■ TASK TO COMPLETE ■
Gather the lines that hold the string "this".

■ SUPPLIED RECORDS ■
########################################

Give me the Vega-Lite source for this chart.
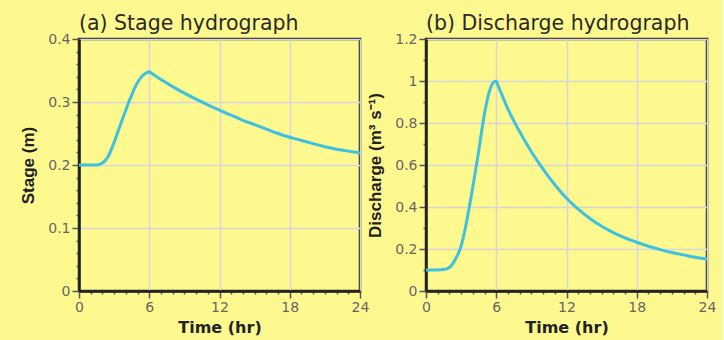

########################################

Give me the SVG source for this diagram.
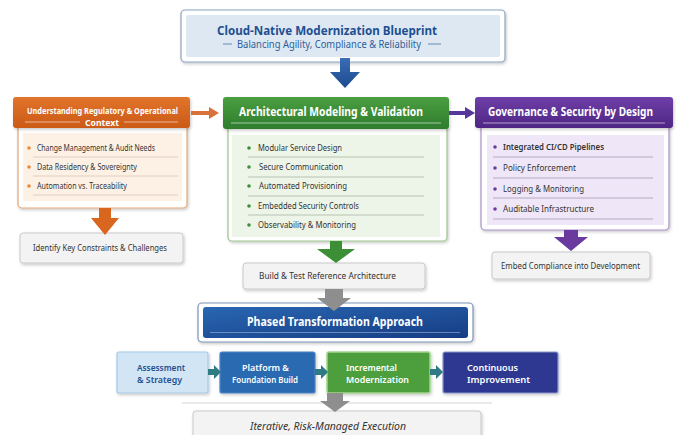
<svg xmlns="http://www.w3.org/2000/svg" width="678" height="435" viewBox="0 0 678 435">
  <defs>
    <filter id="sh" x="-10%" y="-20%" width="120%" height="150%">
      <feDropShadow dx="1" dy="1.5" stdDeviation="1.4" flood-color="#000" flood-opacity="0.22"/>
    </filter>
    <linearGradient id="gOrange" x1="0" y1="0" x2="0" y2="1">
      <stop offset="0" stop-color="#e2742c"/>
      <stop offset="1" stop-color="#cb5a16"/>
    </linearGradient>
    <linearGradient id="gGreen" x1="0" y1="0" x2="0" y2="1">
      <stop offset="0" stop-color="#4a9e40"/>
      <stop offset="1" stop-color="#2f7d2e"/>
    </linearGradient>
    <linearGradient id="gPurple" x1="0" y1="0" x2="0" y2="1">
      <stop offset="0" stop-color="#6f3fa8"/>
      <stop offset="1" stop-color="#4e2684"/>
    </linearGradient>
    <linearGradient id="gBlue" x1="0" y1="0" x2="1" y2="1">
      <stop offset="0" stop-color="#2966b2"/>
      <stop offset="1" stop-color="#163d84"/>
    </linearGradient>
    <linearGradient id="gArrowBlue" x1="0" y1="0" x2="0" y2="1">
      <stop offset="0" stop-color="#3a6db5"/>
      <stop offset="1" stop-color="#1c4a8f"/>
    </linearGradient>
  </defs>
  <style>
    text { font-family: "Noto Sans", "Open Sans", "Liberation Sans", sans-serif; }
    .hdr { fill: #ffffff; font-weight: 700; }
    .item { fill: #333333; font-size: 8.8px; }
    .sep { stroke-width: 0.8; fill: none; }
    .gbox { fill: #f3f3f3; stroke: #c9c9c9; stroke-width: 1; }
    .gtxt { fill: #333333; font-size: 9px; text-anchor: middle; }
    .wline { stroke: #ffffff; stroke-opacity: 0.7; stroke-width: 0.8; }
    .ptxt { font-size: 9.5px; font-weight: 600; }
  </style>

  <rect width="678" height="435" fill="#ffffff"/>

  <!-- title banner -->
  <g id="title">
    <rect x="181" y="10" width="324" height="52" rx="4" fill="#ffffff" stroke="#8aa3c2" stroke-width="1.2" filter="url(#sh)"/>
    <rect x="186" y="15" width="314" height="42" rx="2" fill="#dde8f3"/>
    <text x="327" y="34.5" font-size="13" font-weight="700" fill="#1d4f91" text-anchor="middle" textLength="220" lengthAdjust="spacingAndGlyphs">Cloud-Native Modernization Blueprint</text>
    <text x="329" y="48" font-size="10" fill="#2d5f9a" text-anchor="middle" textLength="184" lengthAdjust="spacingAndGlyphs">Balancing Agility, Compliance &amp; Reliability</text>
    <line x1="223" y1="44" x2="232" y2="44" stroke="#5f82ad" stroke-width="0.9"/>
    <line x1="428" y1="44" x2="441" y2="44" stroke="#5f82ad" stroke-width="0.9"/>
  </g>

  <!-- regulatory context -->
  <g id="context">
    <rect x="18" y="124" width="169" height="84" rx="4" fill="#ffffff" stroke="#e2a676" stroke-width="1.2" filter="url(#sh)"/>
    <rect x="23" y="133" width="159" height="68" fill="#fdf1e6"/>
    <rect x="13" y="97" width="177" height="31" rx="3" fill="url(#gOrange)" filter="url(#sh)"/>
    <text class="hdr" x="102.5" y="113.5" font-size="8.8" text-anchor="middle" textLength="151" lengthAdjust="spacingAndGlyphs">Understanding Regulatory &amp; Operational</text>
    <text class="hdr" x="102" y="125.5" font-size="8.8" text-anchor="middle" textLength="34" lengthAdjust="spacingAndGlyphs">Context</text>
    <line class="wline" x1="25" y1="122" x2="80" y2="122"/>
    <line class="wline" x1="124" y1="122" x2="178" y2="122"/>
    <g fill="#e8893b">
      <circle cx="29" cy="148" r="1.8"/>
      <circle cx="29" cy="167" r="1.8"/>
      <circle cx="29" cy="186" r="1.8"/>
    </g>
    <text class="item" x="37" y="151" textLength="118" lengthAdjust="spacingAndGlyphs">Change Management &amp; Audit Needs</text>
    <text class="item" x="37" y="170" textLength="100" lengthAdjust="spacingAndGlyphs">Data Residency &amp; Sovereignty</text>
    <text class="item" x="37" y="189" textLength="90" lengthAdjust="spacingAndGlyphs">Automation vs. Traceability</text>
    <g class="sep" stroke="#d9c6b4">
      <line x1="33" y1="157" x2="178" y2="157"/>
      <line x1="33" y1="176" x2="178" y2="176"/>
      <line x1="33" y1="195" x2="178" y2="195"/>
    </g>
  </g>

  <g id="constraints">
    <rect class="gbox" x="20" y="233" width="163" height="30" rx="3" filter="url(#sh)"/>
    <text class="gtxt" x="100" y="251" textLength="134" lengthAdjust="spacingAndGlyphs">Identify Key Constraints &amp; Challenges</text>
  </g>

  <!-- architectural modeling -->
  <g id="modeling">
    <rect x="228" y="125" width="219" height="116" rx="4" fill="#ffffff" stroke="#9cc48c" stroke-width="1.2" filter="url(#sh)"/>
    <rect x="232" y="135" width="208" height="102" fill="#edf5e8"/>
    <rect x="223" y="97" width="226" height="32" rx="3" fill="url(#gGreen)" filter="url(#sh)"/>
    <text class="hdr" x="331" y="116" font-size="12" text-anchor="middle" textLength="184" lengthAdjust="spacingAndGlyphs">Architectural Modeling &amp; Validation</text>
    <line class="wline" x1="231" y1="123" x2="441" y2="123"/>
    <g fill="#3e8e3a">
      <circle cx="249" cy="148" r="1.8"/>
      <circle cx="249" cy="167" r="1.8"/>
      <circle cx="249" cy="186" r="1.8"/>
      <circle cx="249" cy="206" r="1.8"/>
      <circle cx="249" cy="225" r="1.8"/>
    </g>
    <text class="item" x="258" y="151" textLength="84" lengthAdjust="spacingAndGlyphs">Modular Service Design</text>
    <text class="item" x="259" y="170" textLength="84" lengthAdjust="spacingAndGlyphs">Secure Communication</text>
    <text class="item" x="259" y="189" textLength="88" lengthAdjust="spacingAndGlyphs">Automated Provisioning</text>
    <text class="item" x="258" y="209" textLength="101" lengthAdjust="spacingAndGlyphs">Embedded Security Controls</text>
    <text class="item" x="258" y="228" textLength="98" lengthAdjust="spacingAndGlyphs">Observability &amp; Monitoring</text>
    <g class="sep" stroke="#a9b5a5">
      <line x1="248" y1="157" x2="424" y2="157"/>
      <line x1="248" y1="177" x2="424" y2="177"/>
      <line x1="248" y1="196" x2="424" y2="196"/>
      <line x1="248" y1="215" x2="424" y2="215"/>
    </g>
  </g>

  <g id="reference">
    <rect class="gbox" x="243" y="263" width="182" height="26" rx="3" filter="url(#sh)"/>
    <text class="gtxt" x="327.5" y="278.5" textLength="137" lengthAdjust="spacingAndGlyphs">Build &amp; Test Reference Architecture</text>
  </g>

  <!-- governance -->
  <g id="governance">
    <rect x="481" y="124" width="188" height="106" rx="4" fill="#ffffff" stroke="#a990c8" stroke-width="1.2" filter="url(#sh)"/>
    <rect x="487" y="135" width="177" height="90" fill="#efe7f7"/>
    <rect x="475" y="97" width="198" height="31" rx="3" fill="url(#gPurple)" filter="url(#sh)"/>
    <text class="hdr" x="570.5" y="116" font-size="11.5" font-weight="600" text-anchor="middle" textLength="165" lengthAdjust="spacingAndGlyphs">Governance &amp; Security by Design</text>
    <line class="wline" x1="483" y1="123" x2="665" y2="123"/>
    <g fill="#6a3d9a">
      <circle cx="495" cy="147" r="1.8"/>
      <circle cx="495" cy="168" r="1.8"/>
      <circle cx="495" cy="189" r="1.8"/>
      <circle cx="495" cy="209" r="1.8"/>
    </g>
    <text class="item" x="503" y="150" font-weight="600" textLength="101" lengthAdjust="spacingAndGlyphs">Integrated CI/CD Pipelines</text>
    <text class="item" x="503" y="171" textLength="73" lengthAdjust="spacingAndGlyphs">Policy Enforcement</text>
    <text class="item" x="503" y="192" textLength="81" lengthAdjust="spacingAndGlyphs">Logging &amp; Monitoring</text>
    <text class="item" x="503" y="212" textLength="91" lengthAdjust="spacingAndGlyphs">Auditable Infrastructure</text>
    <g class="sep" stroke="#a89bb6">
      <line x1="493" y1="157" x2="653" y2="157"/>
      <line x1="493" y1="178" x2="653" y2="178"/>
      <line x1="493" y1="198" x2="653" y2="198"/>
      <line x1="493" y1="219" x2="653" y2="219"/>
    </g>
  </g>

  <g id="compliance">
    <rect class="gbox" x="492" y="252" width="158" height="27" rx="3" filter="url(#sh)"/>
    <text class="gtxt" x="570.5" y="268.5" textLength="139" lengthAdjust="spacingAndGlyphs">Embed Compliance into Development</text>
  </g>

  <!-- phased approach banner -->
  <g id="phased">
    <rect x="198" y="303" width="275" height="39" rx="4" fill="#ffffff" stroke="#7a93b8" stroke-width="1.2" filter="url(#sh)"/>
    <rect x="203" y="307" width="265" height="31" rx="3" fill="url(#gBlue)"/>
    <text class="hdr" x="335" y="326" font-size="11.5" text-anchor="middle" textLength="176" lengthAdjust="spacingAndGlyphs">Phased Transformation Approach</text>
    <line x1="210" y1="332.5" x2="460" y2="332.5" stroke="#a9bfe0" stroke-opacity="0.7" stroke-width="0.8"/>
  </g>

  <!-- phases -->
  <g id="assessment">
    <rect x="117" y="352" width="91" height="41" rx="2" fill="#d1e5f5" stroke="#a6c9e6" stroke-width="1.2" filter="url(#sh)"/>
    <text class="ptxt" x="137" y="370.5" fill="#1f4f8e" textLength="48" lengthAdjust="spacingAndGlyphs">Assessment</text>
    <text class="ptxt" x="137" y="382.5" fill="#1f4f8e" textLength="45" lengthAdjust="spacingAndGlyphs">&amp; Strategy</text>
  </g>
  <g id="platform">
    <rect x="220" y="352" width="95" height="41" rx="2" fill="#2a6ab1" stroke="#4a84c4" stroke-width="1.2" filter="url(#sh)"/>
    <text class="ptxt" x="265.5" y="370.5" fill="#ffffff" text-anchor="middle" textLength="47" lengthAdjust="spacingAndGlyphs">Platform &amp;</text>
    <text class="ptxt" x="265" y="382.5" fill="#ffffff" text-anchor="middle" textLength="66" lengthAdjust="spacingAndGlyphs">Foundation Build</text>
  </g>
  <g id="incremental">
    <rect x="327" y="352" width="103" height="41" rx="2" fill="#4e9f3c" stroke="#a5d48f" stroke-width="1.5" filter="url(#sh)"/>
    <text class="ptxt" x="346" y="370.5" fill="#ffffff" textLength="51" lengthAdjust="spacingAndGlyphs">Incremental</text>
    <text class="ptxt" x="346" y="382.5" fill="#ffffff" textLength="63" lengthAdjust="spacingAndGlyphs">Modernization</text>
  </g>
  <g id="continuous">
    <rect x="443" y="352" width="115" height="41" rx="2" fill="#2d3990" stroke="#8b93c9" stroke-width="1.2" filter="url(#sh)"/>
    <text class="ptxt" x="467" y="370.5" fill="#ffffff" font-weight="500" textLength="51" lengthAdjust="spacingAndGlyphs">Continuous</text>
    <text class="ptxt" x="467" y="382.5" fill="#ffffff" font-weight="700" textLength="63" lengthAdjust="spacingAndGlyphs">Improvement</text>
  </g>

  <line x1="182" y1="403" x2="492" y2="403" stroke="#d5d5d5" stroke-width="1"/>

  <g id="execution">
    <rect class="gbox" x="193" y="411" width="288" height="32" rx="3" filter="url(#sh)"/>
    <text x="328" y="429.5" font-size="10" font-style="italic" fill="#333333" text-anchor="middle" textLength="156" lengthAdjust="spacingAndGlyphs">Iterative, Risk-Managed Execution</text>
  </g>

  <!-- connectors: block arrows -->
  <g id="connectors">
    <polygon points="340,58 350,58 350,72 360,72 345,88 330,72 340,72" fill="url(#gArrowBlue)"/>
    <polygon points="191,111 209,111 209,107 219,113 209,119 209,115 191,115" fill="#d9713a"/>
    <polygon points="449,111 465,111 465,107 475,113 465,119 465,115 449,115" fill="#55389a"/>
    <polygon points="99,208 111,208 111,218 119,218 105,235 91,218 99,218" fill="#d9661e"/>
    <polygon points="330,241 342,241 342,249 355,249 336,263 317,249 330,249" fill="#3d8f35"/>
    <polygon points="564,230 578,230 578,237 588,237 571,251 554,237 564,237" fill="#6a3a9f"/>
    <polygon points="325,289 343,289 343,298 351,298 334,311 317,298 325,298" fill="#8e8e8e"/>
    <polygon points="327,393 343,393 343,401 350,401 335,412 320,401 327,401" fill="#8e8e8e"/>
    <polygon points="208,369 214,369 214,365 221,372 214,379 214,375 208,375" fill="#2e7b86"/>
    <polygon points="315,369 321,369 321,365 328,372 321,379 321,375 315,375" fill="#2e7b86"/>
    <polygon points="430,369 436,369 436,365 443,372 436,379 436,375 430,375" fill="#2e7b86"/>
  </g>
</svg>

########################################

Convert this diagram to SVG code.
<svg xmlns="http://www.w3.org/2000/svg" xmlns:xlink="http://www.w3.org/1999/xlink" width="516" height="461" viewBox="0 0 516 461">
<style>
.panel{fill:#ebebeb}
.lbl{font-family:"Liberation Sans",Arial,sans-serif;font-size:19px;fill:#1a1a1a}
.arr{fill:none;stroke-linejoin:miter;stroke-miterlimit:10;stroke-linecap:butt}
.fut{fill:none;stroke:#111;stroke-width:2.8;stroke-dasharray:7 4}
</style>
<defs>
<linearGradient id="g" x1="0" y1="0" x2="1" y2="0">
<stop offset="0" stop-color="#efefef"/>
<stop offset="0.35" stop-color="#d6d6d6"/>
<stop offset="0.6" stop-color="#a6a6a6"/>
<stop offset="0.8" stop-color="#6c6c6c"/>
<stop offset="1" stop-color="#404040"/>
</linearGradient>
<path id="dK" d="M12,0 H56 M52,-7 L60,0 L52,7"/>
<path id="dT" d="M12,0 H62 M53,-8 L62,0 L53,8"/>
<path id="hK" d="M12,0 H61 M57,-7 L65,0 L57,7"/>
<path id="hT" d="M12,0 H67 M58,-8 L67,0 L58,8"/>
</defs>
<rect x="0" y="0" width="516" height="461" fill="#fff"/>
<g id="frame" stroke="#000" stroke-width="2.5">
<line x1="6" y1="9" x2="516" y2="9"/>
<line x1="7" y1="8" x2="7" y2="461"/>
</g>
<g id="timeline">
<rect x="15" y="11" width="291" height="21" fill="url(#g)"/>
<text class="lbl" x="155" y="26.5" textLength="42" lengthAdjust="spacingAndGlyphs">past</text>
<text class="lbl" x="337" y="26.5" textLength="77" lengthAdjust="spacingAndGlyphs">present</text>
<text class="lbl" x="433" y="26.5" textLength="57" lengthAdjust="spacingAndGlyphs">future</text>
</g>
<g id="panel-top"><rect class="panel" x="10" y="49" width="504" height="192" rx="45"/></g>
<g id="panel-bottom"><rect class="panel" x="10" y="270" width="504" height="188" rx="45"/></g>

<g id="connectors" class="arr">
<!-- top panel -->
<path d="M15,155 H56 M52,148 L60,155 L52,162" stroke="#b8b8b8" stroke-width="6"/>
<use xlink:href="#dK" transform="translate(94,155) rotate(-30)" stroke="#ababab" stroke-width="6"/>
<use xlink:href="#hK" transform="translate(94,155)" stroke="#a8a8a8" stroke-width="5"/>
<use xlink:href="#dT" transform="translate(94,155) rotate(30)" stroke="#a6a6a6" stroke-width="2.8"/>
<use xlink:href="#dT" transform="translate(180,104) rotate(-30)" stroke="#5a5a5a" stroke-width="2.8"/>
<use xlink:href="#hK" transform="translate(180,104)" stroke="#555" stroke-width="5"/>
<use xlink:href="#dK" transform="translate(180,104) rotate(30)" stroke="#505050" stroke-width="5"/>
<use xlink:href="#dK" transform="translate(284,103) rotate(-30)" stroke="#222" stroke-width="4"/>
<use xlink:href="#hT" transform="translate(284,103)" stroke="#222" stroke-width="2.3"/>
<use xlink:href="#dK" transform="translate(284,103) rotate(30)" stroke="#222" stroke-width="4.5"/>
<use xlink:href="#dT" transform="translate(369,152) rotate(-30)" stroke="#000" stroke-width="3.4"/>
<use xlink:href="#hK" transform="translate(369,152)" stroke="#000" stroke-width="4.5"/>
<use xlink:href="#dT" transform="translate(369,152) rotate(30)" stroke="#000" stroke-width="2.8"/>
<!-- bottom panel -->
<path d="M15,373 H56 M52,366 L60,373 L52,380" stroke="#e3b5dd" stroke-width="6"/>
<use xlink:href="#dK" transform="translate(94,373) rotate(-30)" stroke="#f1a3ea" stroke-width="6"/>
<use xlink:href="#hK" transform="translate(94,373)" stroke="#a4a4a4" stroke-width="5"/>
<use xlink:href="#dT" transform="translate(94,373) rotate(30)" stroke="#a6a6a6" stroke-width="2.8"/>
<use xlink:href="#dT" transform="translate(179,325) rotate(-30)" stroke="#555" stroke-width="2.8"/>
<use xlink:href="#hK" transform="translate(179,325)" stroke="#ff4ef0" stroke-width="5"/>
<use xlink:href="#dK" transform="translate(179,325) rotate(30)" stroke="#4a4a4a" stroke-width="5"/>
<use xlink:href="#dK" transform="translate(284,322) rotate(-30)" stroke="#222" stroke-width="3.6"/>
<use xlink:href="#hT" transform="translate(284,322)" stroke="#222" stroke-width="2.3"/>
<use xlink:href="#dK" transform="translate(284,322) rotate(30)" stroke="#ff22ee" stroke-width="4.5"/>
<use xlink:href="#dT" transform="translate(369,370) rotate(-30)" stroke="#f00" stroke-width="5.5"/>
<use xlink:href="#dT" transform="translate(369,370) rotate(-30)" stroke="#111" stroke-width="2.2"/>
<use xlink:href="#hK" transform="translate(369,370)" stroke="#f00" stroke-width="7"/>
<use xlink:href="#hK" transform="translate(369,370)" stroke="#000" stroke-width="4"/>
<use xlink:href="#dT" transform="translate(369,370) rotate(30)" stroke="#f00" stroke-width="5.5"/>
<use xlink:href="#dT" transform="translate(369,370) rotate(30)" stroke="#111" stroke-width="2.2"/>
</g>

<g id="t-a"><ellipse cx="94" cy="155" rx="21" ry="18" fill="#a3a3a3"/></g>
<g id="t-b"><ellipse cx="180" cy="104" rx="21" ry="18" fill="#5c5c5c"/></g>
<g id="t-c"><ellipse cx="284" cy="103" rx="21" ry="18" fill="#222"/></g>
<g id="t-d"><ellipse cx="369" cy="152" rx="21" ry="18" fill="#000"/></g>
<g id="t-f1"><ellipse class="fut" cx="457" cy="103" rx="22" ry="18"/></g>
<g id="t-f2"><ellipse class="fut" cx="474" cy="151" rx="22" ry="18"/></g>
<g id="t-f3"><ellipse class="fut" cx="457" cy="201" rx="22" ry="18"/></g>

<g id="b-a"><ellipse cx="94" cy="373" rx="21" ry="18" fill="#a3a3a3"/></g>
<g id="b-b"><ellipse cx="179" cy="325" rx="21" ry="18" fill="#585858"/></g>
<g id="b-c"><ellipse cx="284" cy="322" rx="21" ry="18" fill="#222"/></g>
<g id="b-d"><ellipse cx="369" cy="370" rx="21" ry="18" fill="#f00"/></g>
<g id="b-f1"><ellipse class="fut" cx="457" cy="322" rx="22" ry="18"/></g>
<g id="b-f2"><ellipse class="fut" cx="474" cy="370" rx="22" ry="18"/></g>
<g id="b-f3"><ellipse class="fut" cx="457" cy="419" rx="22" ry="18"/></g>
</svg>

########################################

■ CORRECT ANSWER ■
Give me the Vega-Lite source for this chart.
Give me the SVG source for this diagram.
Convert this diagram to SVG code.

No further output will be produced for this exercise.